Same-sex Partners of Diplomats
The U.S. State Department will no longer issues visas to same-sex partners of foreign diplomats or staffers of U.S. based international organizations. Rather, the same-sex partners will need to marry and apply for spousal visas. Same-sex partners already in the U.S. will need to submit proof of marriage to the State Department by December 31, 2018 or depart the U.S. by the end of January. They can get married in the U.S., even if the marriage is not recognized by their home country, and the U.S. can then grant a spousal visa.
For those not yet in the U.S. or planning to return to their home country, this can cause substantial risk. Only 25 countries recognize same-sex marriage; and in more than 70 countries, it is punishable by law.

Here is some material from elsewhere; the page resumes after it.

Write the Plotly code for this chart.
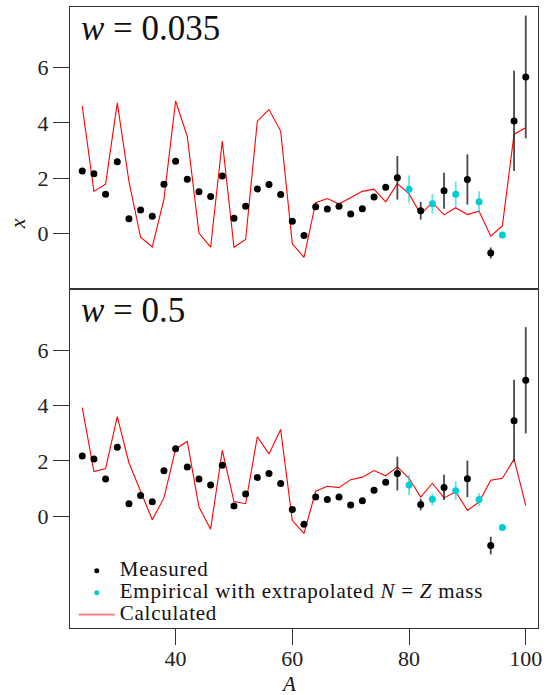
import plotly.graph_objects as go
from plotly.subplots import make_subplots

# ---------------- data ----------------
A_calc = [24, 26, 28, 30, 32, 34, 36, 38, 40, 42, 44, 46, 48, 50, 52, 54, 56, 58, 60,
          62, 64, 66, 68, 70, 72, 74, 76, 78, 80, 82, 84, 86, 88, 90, 92, 94, 96, 98, 100]
A_meas = [24, 26, 28, 30, 32, 34, 36, 38, 40, 42, 44, 46, 48, 50, 52, 54, 56, 58, 60,
          62, 64, 66, 68, 70, 72, 74, 76, 78, 82, 86, 90, 94, 98, 100]
A_emp = [80, 84, 88, 92, 96]

# w = 0.035
meas_1 = [2.26, 2.16, 1.42, 2.59, 0.53, 0.85, 0.62, 1.78, 2.61, 1.96, 1.51, 1.33, 2.08,
          0.55, 0.98, 1.61, 1.77, 1.41, 0.44, -0.08, 0.96, 0.88, 0.98, 0.70, 0.89, 1.32,
          1.67, 2.01, 0.82, 1.54, 1.95, -0.71, 4.07, 5.66]
meas_err_1 = [0, 0, 0, 0, 0, 0, 0, 0, 0, 0, 0, 0, 0, 0, 0, 0, 0, 0, 0, 0, 0, 0, 0, 0, 0, 0,
              0, 0.79, 0.32, 0.65, 0.91, 0.20, 1.81, 2.22]
emp_1 = [1.60, 1.07, 1.42, 1.14, -0.06]
emp_err_1 = [0.49, 0.35, 0.46, 0.38, 0]
calc_1 = [4.61, 1.52, 1.78, 4.72, 1.88, -0.14, -0.49, 1.24, 4.79, 3.51, 0.01, -0.50, 3.34,
          -0.50, -0.22, 4.06, 4.48, 3.70, -0.38, -0.87, 1.11, 1.26, 1.06, 1.30, 1.52, 1.60,
          1.14, 1.80, 1.43, 0.70, 1.12, 0.67, 0.93, 0.68, 0.80, -0.10, 0.28, 3.59, 3.82]

# w = 0.5
meas_2 = [2.17, 2.07, 1.34, 2.49, 0.45, 0.75, 0.52, 1.64, 2.44, 1.78, 1.34, 1.13, 1.84,
          0.37, 0.80, 1.40, 1.54, 1.18, 0.24, -0.29, 0.69, 0.60, 0.69, 0.40, 0.56, 0.94,
          1.23, 1.54, 0.42, 1.04, 1.35, -1.06, 3.45, 4.91]
meas_err_2 = [0, 0, 0, 0, 0, 0, 0, 0, 0, 0, 0, 0, 0, 0, 0, 0, 0, 0, 0, 0, 0, 0, 0, 0, 0, 0,
              0, 0.61, 0.21, 0.46, 0.66, 0.32, 1.48, 1.92]
emp_2 = [1.13, 0.61, 0.92, 0.60, -0.41]
emp_err_2 = [0.37, 0.22, 0.33, 0.23, 0]
calc_2 = [3.92, 1.61, 1.72, 3.60, 1.93, 0.90, -0.13, 0.66, 2.43, 2.70, 0.33, -0.47, 2.38,
          0.53, 0.45, 2.87, 2.25, 3.13, -0.16, -0.62, 0.90, 1.08, 1.03, 1.32, 1.41, 1.65,
          1.46, 1.78, 1.37, 0.69, 1.19, 0.66, 0.88, 0.21, 0.51, 1.30, 1.37, 2.06, 0.39]

y_ticks = [0, 2, 4, 6]
x_ticks = [40, 60, 80, 100]
panel_labels = ["<i>w</i> = 0.035", "<i>w</i> = 0.5"]
legend_names = ["Measured", "Empirical with extrapolated <i>N</i> = <i>Z</i> mass", "Calculated"]

# ---------------- style ----------------
FONT = "Liberation Serif"
BLACK = "#000000"
CYAN = "#00CED1"
RED = "#FF0000"


def big(s):
    return '<span style="font-size:21px;letter-spacing:0.75px">' + s + '</span>'


fig = make_subplots(rows=2, cols=1, shared_xaxes=True, vertical_spacing=0,
                    row_heights=[0.454, 0.546])

panels = [(meas_1, meas_err_1, emp_1, emp_err_1, calc_1),
          (meas_2, meas_err_2, emp_2, emp_err_2, calc_2)]

for i, (m, me, e, ee, c) in enumerate(panels):
    row = i + 1
    fig.add_trace(go.Scatter(
        x=A_calc, y=c, mode="lines", name=legend_names[2],
        line=dict(color=RED, width=1.1), showlegend=False), row=row, col=1)
    fig.add_trace(go.Scatter(
        x=A_meas, y=m, mode="markers", name=legend_names[0],
        marker=dict(color=BLACK, size=7),
        error_y=dict(type="data", array=me, visible=True, width=0,
                     thickness=1.8, color="rgba(40,40,40,0.85)"),
        showlegend=False), row=row, col=1)
    fig.add_trace(go.Scatter(
        x=A_emp, y=e, mode="markers", name=legend_names[1],
        marker=dict(color=CYAN, size=7),
        error_y=dict(type="data", array=ee, visible=True, width=0,
                     thickness=1.8, color="rgba(0,206,209,0.6)"),
        showlegend=False), row=row, col=1)

# legend-only entries (smaller symbols, as in the reference key)
fig.add_trace(go.Scatter(x=[None], y=[None], mode="markers", name=big(legend_names[0]),
                         marker=dict(color=BLACK, size=5), legendrank=1), row=2, col=1)
fig.add_trace(go.Scatter(x=[None], y=[None], mode="markers", name=big(legend_names[1]),
                         marker=dict(color=CYAN, size=5), legendrank=2), row=2, col=1)
fig.add_trace(go.Scatter(x=[None], y=[None], mode="lines", name=big(legend_names[2]),
                         line=dict(color="rgba(255,0,0,0.55)", width=1.6),
                         legendrank=3), row=2, col=1)

axis_common = dict(showline=True, mirror=True, linecolor="#333333", linewidth=1.2,
                   showgrid=False, zeroline=False, ticklen=16, tickcolor="#333333",
                   tickwidth=1.2, tickfont=dict(family=FONT, size=22, color="#222222"))

fig.update_xaxes(range=[21.9, 102.1], tickvals=x_ticks, **axis_common)
fig.update_xaxes(ticks="", showticklabels=False, row=1, col=1)
fig.update_xaxes(ticks="outside", ticklabelstandoff=-6, row=2, col=1)
fig.update_yaxes(tickvals=y_ticks, ticks="outside", **axis_common)
fig.update_yaxes(range=[-2.01, 8.19], row=1, col=1)
fig.update_yaxes(range=[-4.04, 8.21], row=2, col=1)

for k, ref in enumerate(["", "2"]):
    fig.add_annotation(text=panel_labels[k], xref="x%s domain" % ref, yref="y%s domain" % ref,
                       x=0.02, y=1.0, yshift=0, xanchor="left", yanchor="top", showarrow=False,
                       font=dict(family=FONT, size=35, color="#111111"))
fig.add_annotation(text="<i>x</i>", xref="paper", yref="paper", x=-0.112, y=0.651,
                   xanchor="center", yanchor="middle", showarrow=False, textangle=-90,
                   font=dict(family=FONT, size=22, color="#111111"))
fig.add_annotation(text="<i>A</i>", xref="paper", yref="paper", x=0.466, y=-0.09,
                   xanchor="center", yanchor="middle", showarrow=False,
                   font=dict(family=FONT, size=21, color="#111111"))

fig.update_layout(
    width=548, height=695,
    margin=dict(l=70, r=6, t=6, b=67),
    paper_bgcolor="white", plot_bgcolor="white",
    showlegend=True,
    legend=dict(x=0.008, y=0.118, xanchor="left", yanchor="top",
                bgcolor="rgba(0,0,0,0)", borderwidth=0,
                font=dict(family=FONT, size=14.6, color="#111111"),
                itemwidth=36, tracegroupgap=0),
)

fig.write_html("out.html", config={"displayModeBar": False},
               post_script="document.body.style.margin='0px';")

The State Department has indicated that its motivation for this is to treat foreign diplomats the same as U.S. diplomats serving abroad — which does require marriage to obtain a visa, as the U.S. recognizes same-sex marriage. While at the surface, this policy, may seem fair ‒ the State Department has focused on reciprocity to its detriment. The U.S. is adhering to the policies of foreign countries, which is limiting the ability of same-sex couples of enjoying their life together without limitation.

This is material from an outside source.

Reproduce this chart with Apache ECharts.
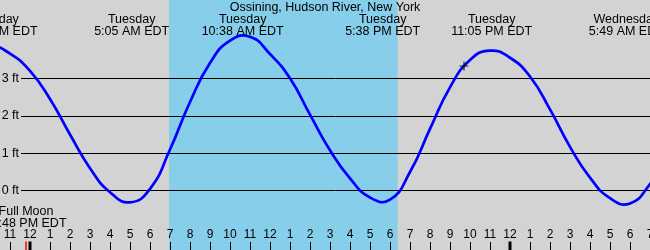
<!DOCTYPE html>
<html><head><meta charset="utf-8">
<script src="https://cdn.jsdelivr.net/npm/echarts@6/dist/echarts.min.js"></script>
<style>html,body{margin:0;padding:0;background:#d3d3d3}#c{width:650px;height:250px}</style>
</head><body><div id="c"></div>
<script>
// ---- data (hours measured from Tuesday 00:00 EDT) ----
const chartTitle = 'Ossining, Hudson River, New York';
const tideHours = [-3,-2,-1,0,1,2,3,4,5,6,7,8,9,10,11,12,13,14,15,16,17,18,19,20,21,22,23,24,25,26,27,28,29,30,31,32];
const tideFeet  = [3.76,3.88,3.66,3.2,2.45,1.5,0.6,-0.04,-0.31,0.05,1.1,2.37,3.41,4.01,4.11,3.65,3.0,2.03,1.08,0.33,-0.18,-0.24,0.5,1.65,2.76,3.49,3.74,3.55,3.05,2.17,1.17,0.35,-0.2,-0.34,0.18,1.0];
const eventHours = [-1.67, 5.083, 10.633, 17.633, 23.083, 29.817];
const eventDays  = ['Monday','Tuesday','Tuesday','Tuesday','Tuesday','Wednesday'];
const eventTimes = ['10:20 PM EDT','5:05 AM EDT','10:38 AM EDT','5:38 PM EDT','11:05 PM EDT','5:49 AM EDT'];
const sunrise = 6.95, sunset = 18.38;
const hourTicks  = [-1,0,1,2,3,4,5,6,7,8,9,10,11,12,13,14,15,16,17,18,19,20,21,22,23,24,25,26,27,28,29,30,31];
const hourLabels = ['11','12','1','2','3','4','5','6','7','8','9','10','11','12','1','2','3','4','5','6','7','8','9','10','11','12','1','2','3','4','5','6','7'];
const midnightHours = [0, 24];
const moonHour = -0.2;
const moonLines = ['Full Moon', '11:48 PM EDT'];
const feetLevels = [0, 1, 2, 3];
const feetLabels = ['0 ft', '1 ft', '2 ft', '3 ft'];
const nowHour = 21.7, nowFeet = 3.33;

// ---- chart ----
const FONT = 'Liberation Sans';
const FS = 12.5;
const chart = echarts.init(document.getElementById('c'), null, {renderer: 'canvas'});
const lineStartHour = -0.45;
const option = {
  animation: false,
  backgroundColor: '#d3d3d3',
  textStyle: {fontFamily: FONT},
  title: {text: chartTitle, left: 'center', top: 1, padding: 0,
    textStyle: {fontSize: FS, fontWeight: 'normal', color: '#000', fontFamily: FONT}},
  grid: {left: 0, right: 0, top: 0, bottom: 0, containLabel: false, outerBoundsMode: 'none'},
  xAxis: {type: 'value', min: -1.5, max: 31, z: 10,
    axisLine: {show: false, onZero: false}, splitLine: {show: false},
    axisTick: {show: true, inside: true, length: 8, customValues: hourTicks, lineStyle: {color: '#000', width: 1}},
    axisLabel: {show: true, inside: true, margin: 9, customValues: hourTicks, hideOverlap: false,
      showMinLabel: true, showMaxLabel: true,
      color: '#000', fontSize: 12, fontFamily: FONT,
      formatter: v => hourLabels[hourTicks.indexOf(v)]}},
  yAxis: {type: 'value', min: -1.583, max: 5.092, show: false},
  series: [
    {type: 'line', data: [], z: 1, silent: true,
      markArea: {silent: true, itemStyle: {color: '#87ceeb', opacity: 1},
        data: [[{xAxis: sunrise}, {xAxis: sunset}]]},
      markLine: {silent: true, symbol: ['none', 'none'],
        lineStyle: {color: '#000', width: 1, type: 'solid'},
        label: {show: true, position: 'start', distance: 2, formatter: '{b}', color: '#000', fontSize: FS, fontFamily: FONT},
        data: feetLevels.map((v, i) => [{coord: [lineStartHour, v], name: feetLabels[i]}, {coord: [31, v]}])}
    },
    // tide curve: smooth spline through the hourly readings, positioned by the axes
    {type: 'custom', z: 5, silent: true, encode: {x: 0, y: 1},
      data: [[tideHours[0], tideFeet[0]]],
      renderItem: (params, api) => {
        const pts = tideHours.map((h, i) => api.coord([h, tideFeet[i]]));
        return {type: 'polyline', shape: {points: pts, smooth: 0.5},
          style: {stroke: '#0000ff', lineWidth: 2.7, fill: null}};
      }},
    {type: 'scatter', z: 6, silent: true, symbol: 'path://M0,4.5L9,4.5M4.5,0L4.5,9', symbolSize: 9,
      itemStyle: {color: 'none', borderColor: '#000', borderWidth: 1.2},
      data: [[nowHour, nowFeet]]},
    {type: 'custom', z: 7, silent: true, encode: {x: 0, y: 1},
      data: eventHours.map((h, i) => [h, i]),
      renderItem: (params, api) => {
        const i = api.value(1);
        const x = api.coord([api.value(0), 0])[0];
        const st = {x, fill: '#000', fontSize: FS, fontFamily: FONT, align: 'center', verticalAlign: 'middle'};
        return {type: 'group', children: [
          {type: 'text', style: Object.assign({}, st, {text: eventDays[i], y: 19.8})},
          {type: 'text', style: Object.assign({}, st, {text: eventTimes[i], y: 31.8})}
        ]};
      }},
    {type: 'custom', z: 7, silent: true, encode: {x: 0, y: 1},
      data: [[moonHour, 0]],
      renderItem: (params, api) => {
        const x = api.coord([api.value(0), 0])[0];
        const st = {x, fill: '#000', fontSize: FS, fontFamily: FONT, align: 'center', verticalAlign: 'middle'};
        const bottom = params.coordSys.y + params.coordSys.height;
        return {type: 'group', children: [
          {type: 'text', style: Object.assign({}, st, {text: moonLines[0], y: 211.4})},
          {type: 'text', style: Object.assign({}, st, {text: moonLines[1], y: 223.7})},
          {type: 'rect', shape: {x: x - 0.75, y: bottom - 8.5, width: 1.5, height: 8.5}, style: {fill: '#ff0000'}}
        ]};
      }},
    {type: 'custom', z: 8, silent: true, encode: {x: 0, y: 1},
      data: midnightHours.map(h => [h, 0]),
      renderItem: (params, api) => {
        const x = api.coord([api.value(0), 0])[0];
        const bottom = params.coordSys.y + params.coordSys.height;
        return {type: 'rect', shape: {x: x - 1.5, y: bottom - 8.5, width: 3, height: 8.5}, style: {fill: '#000'}};
      }}
  ]
};
chart.setOption(option);
</script>
</body></html>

These coordinated efforts by ICE, USCIS, and Department of State have all placed a chilling effect on U.S. immigration. When you take these less headline-worthy changes into account alongside the travel ban, family separation, changes to the refugee program, and other similar policies, it is obvious that this administration is working hard to build any kind of wall it can ‒ including an invisible one.
The material contained in this article does not constitute direct legal advice and is for informational purposes only. An attorney-client relationship is not presumed or intended by receipt or review of this presentation. The information provided should never replace informed counsel when specific immigration-related guidance is needed.